Paper long abstract:
The Riau Archipelago which is now part of modern-day Indonesia, was at one time part of a larger Malay World. It is still home to indigenous roving fishing communities known as "Orang Suku Laut" or literally, "people of the sea." For centuries, the sea and coastal areas have been their life and living spaces. New laws and discourses concerning development are however challenging their territorial rights.

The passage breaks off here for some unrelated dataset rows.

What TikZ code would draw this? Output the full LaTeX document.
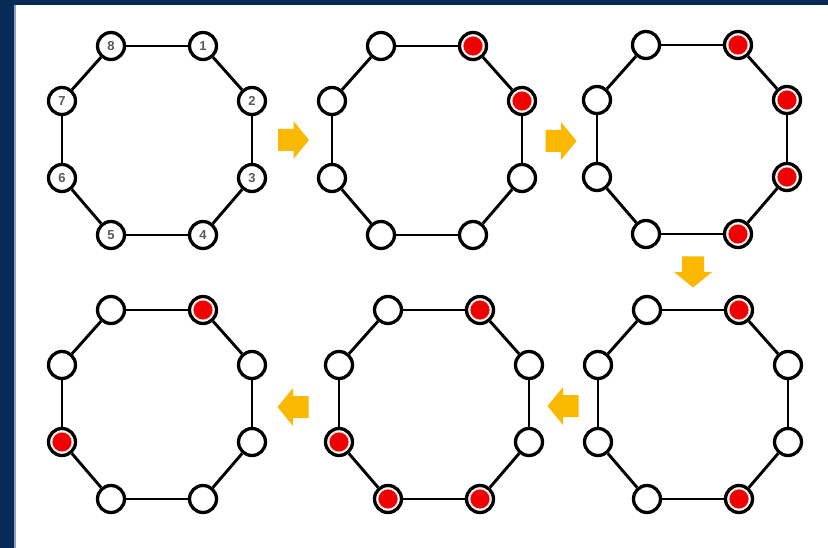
\documentclass[tikz,border=0pt]{standalone}
\usepackage{fontspec}
\setsansfont{Liberation Sans}
\definecolor{navy}{RGB}{8,42,86}
\definecolor{edgeblue}{RGB}{140,160,195}
\definecolor{arrowgold}{RGB}{250,184,0}
\definecolor{beadred}{RGB}{240,0,0}
\begin{document}
\begin{tikzpicture}[x=1pt,y=-1pt,
  bead/.style={circle, draw=black, line width=3.3pt, fill=white,
    minimum size=27pt, inner sep=0pt,
    font=\sffamily\bfseries\fontsize{13}{13}\selectfont, text=black!65},
  lit/.style={path picture={\fill[beadred, draw=black!15, line width=0.8pt]
    (path picture bounding box.center) circle[radius=10pt];}},
  link/.style={line width=2.9pt, draw=black},
  flow/.style={fill=arrowgold, draw=none},
  % beads that are switched on in each ring
  s-b-1/.style=lit, s-b-2/.style=lit,
  s-c-1/.style=lit, s-c-2/.style=lit, s-c-3/.style=lit, s-c-4/.style=lit,
  s-d-1/.style=lit, s-d-4/.style=lit,
  s-e-1/.style=lit, s-e-4/.style=lit, s-e-5/.style=lit, s-e-6/.style=lit,
  s-f-1/.style=lit, s-f-6/.style=lit
]
\useasboundingbox (0,0) rectangle (828,548);
% frame
\fill[navy] (0,0) rectangle (828,548);
\fill[white] (15,5) rectangle (828,548);
\draw[edgeblue, line width=1.2pt] (15,5) -- (15,548);

% rings of eight beads
\foreach \p/\cx/\cy in {a/157/141, b/427/141, c/692/140, d/693/405, e/434/405, f/157/405}{
  \foreach \k/\dx/\dy in {1/46/-95, 2/95/-40, 3/95/37, 4/46/94,
                          5/-46/94, 6/-95/37, 7/-95/-40, 8/-46/-95}{
    \node[bead, s-\p-\k/.try] (\p\k) at (\cx+\dx,\cy+\dy) {\if a\p\k\fi};
  }
  \foreach \i/\j in {1/2, 2/3, 3/4, 4/5, 5/6, 6/7, 7/8, 8/1}{
    \draw[link] (\p\i) -- (\p\j);
  }
}

% block arrows between the steps
\foreach \ax/\ay/\rot in {293.5/140/0, 561/141/0, 693/272/-90, 563/406/180, 293/407/180}{
  \fill[flow, shift={(\ax,\ay)}, rotate=\rot]
    (-15.5,-11) -- (0,-11) -- (0,-19) -- (15.5,0) -- (0,19) -- (0,11) -- (-15.5,11) -- cycle;
}
\end{tikzpicture}
\end{document}
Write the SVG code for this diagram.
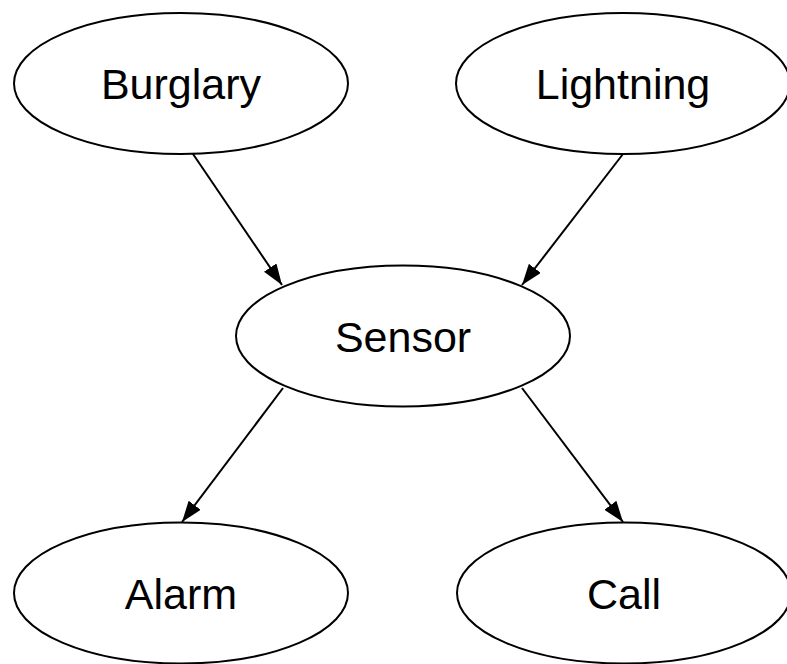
<svg xmlns="http://www.w3.org/2000/svg" width="787" height="664" viewBox="0 0 787 664">
<style>
.node ellipse{fill:#fff;stroke:#000;stroke-width:2}
.node text{font-family:"Liberation Sans",Arial,Helvetica,sans-serif;font-size:43px;fill:#000;text-anchor:middle}
.edge{stroke:#000;stroke-width:2;fill:none;marker-end:url(#ah)}
</style>
<defs>
<marker id="ah" markerUnits="userSpaceOnUse" viewBox="0 0 21 15" refX="21" refY="7.5" markerWidth="21" markerHeight="15" orient="auto">
<path d="M0,0 L21,7.5 L0,15 Z" fill="#000"/>
</marker>
</defs>
<rect width="787" height="664" fill="#fff"/>
<g id="connectors">
<line class="edge" x1="193" y1="154" x2="282" y2="285"/>
<line class="edge" x1="623" y1="154" x2="522" y2="285"/>
<line class="edge" x1="283" y1="388" x2="182" y2="522"/>
<line class="edge" x1="522" y1="388" x2="623" y2="522"/>
</g>
<g id="burglary" class="node"><ellipse cx="181" cy="83.5" rx="167" ry="70.5"/><text x="181" y="99">Burglary</text></g>
<g id="lightning" class="node"><ellipse cx="623" cy="83.5" rx="167" ry="70.5"/><text x="623" y="99">Lightning</text></g>
<g id="sensor" class="node"><ellipse cx="403" cy="336" rx="167" ry="70.5"/><text x="403" y="352">Sensor</text></g>
<g id="alarm" class="node"><ellipse cx="181" cy="593" rx="167" ry="70.5"/><text x="181" y="609">Alarm</text></g>
<g id="call" class="node"><ellipse cx="624" cy="593" rx="167" ry="70.5"/><text x="624" y="609">Call</text></g>
</svg>
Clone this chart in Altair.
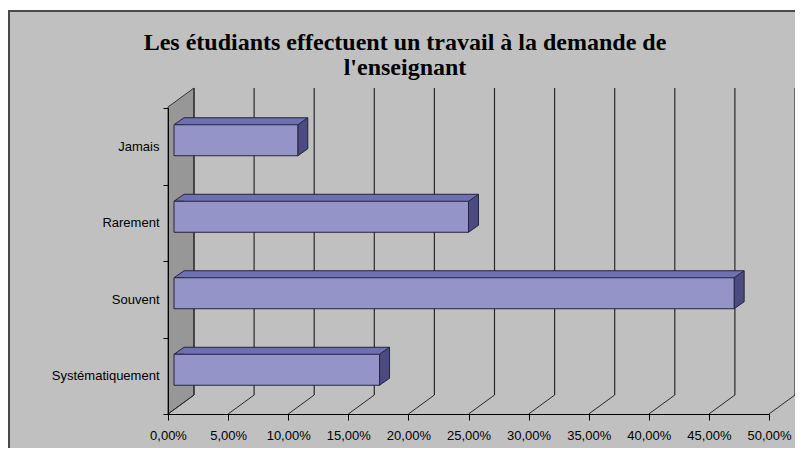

Discussion on ownership of territory have long been dominated by state-centered definitions of territorial boundaries in regard to the appropriation, mapping and ownership of space. Likewise, inquiries into territorial ownership are often made from land-based perspectives based upon the understanding of appropriation of space by land-based peoples. Critical to this is that while equivalent behaviour among land-based groups is described in terms of land ownership or land tenure systems, little if no such recognition have been given to sea-based mobile groups.
In this paper, I intend to discuss the ethnography of the Orang Suku Laut. Rather than perceiving the sea from a land based perspective, I shall explore the way in which the Orang Suku Laut perceive the water world in Southeast Asia in order to raise questions pertaining to the diverse yet equally compelling ways in which people feel, experience and think about water spaces in Southeast Asia. The challenge is in developing a new way to conceptualise "water spaces" in Southeast Asia to widen our academic inquiry into the less understood ways of spatial imaginings.